The COA remanded the case to the lower court, ordering it find in favor of ESPN. The COA said the trial court must determine which records the police department was required to produce under APRA and produce only those records, not all of the public documents ESPN sought.

ESPN investigative reporter Paula Levigne filed a request for public incident reports in Sept. 2014, but the ND police department denied the request, saying it was not a public law agency. After two decisions by Indiana’s Public Access Counselor which said Notre Dame should produce the documents, ESPN filed a complaint in St. Joseph Superior Court. Both parties filed cross motions for judgment and on April 20, granted judgment in the police department’s favor, saying it was not a public agency. ESPN appealed.

The COA said that all of Notre Dame is not a public agency, but its police department is. It cited an Ohio Supreme Court decision that said a private entity is only considered a public agency when it performs a government function, which Notre Dame does not as a university, even though its police department does.

“Here it is clear that the police department is exercising a public function,” Judge Rudolph R. Pyle wrote for the COA. “Police power is a sovereign power. Even though the Police Department is not a governmental entity, the State has delegated its officers these (g)eneral police powers, including ‘the power to arrest, without process, all persons who commit any offense within the view of the officer (s).” Pyle cited Indiana Code 21-17-5-4 (a) in his writing.  

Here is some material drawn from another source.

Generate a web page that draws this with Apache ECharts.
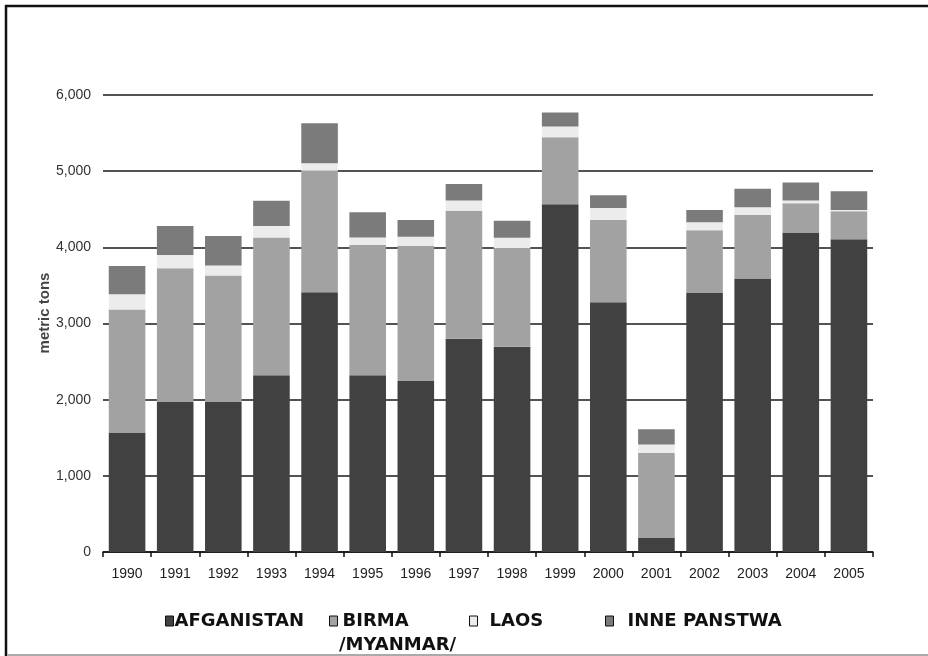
<!DOCTYPE html>
<html>
<head>
<meta charset="utf-8">
<script src="https://cdn.jsdelivr.net/npm/echarts@6/dist/echarts.min.js"></script>
<style>html,body{margin:0;padding:0;background:#fff}#c{width:928px;height:656px}</style>
</head>
<body>
<div id="c"></div>
<script>
const years = ['1990','1991','1992','1993','1994','1995','1996','1997','1998','1999','2000','2001','2002','2003','2004','2005'];
const afganistan = [1570,1970,1970,2320,3410,2320,2245,2800,2695,4565,3280,185,3400,3590,4195,4105];
const birma      = [1615,1755,1660,1810,1595,1710,1775,1680,1295,880,1080,1115,825,835,385,370];
const laos       = [200,175,130,150,100,100,120,135,135,140,155,110,105,100,35,15];
const inne       = [370,380,390,330,525,330,220,215,225,185,170,200,160,245,235,245];
const yTicks = [0,1000,2000,3000,4000,5000,6000];
const seriesNames = ['AFGANISTAN','BIRMA','LAOS','INNE PANSTWA'];
const colors = ['#414141','#a2a2a2','#ececec','#7b7b7b'];

const chart = echarts.init(document.getElementById('c'), null, {renderer:'canvas'});
const legendFont = {fontFamily:'DejaVu Sans', fontWeight:'bold', fontSize:18, color:'#111'};
function mkLegend(name, left, gap){
  return {data:[name], left:left, top:612, padding:0, itemWidth:8, itemHeight:10, itemGap:0,
    icon:'rect', textStyle:Object.assign({padding:[0,0,0,gap-5]}, legendFont),
    itemStyle:{borderColor:'#111', borderWidth:1}};
}
chart.setOption({
  animation:false,
  backgroundColor:'#fff',
  color:colors,
  grid:{left:103, right:55, top:95, bottom:104, containLabel:false},
  legend:[mkLegend('AFGANISTAN',165,1), mkLegend('BIRMA',329,5), mkLegend('LAOS',469,12), mkLegend('INNE PANSTWA',605,14)],
  xAxis:{
    type:'category', data:years, boundaryGap:true,
    axisLine:{show:true, lineStyle:{color:'#111', width:1.5}},
    axisTick:{show:true, alignWithLabel:false, length:5, lineStyle:{color:'#111', width:1.5}},
    axisLabel:{color:'#222', fontFamily:'Liberation Sans', fontSize:14, margin:15}
  },
  yAxis:{
    type:'value', min:0, max:6000, interval:1000,
    axisLine:{show:false},
    axisTick:{show:false},
    splitLine:{show:true, lineStyle:{color:'#1a1a1a', width:1.5}},
    axisLabel:{color:'#333', fontFamily:'Liberation Sans', fontSize:14, margin:12,
      formatter:function(v){return yTicks.indexOf(v)>=0 ? v.toLocaleString('en-US') : '';}}
  },
  series:[
    {name:seriesNames[0], type:'bar', stack:'t', data:afganistan, barCategoryGap:'24%'},
    {name:seriesNames[1], type:'bar', stack:'t', data:birma},
    {name:seriesNames[2], type:'bar', stack:'t', data:laos},
    {name:seriesNames[3], type:'bar', stack:'t', data:inne}
  ],
  graphic:[
    {type:'line', shape:{x1:5, y1:6, x2:928, y2:6}, style:{stroke:'#111', lineWidth:2.5}},
    {type:'line', shape:{x1:6, y1:5, x2:6, y2:656}, style:{stroke:'#111', lineWidth:2.5}},
    {type:'line', shape:{x1:7, y1:655, x2:928, y2:655}, style:{stroke:'#aaa', lineWidth:2}},
    {type:'text', x:45, y:313, rotation:Math.PI/2,
      style:{text:'metric tons', font:'bold 15px "Liberation Sans"', fill:'#444', textAlign:'center', textVerticalAlign:'middle'}},
    {type:'text', left:339, top:636, style:{text:'/MYANMAR/', font:'bold 18px "DejaVu Sans"', fill:'#111'}}
  ]
});
</script>
</body>
</html>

However, how much precedence and effect the case will have is still in question since the Indiana Legislature recently passed a bill that would put into state law federal requirements of private college crime reporting, which is limited compared to other police departments.

During arguments Feb. 24, ESPN argued public policy, legislative intent and precedent in Indiana and other states favored a decision in favor of the company. Notre Dame said because it is a private institution, its records are its own and worried what the effects of a decision saying otherwise would mean not only for itself, but for other private institutions.

ESPN also challenged the trial court’s decision that its claim should be blocked by legislative acquiescence. The COA said legislative acquiescence shouldn’t exist because the public access counselors’ decisions have existed for just over a decade, which is not enough time to determine whether the legislature has acquiesced to the determination or not.

The case is ESPN, Inc. and Paula Lavigne v. University of Notre Dame Security Police Dept., a Dept. of the University of Notre Dame du Lac, 71A05-1505-MI-381.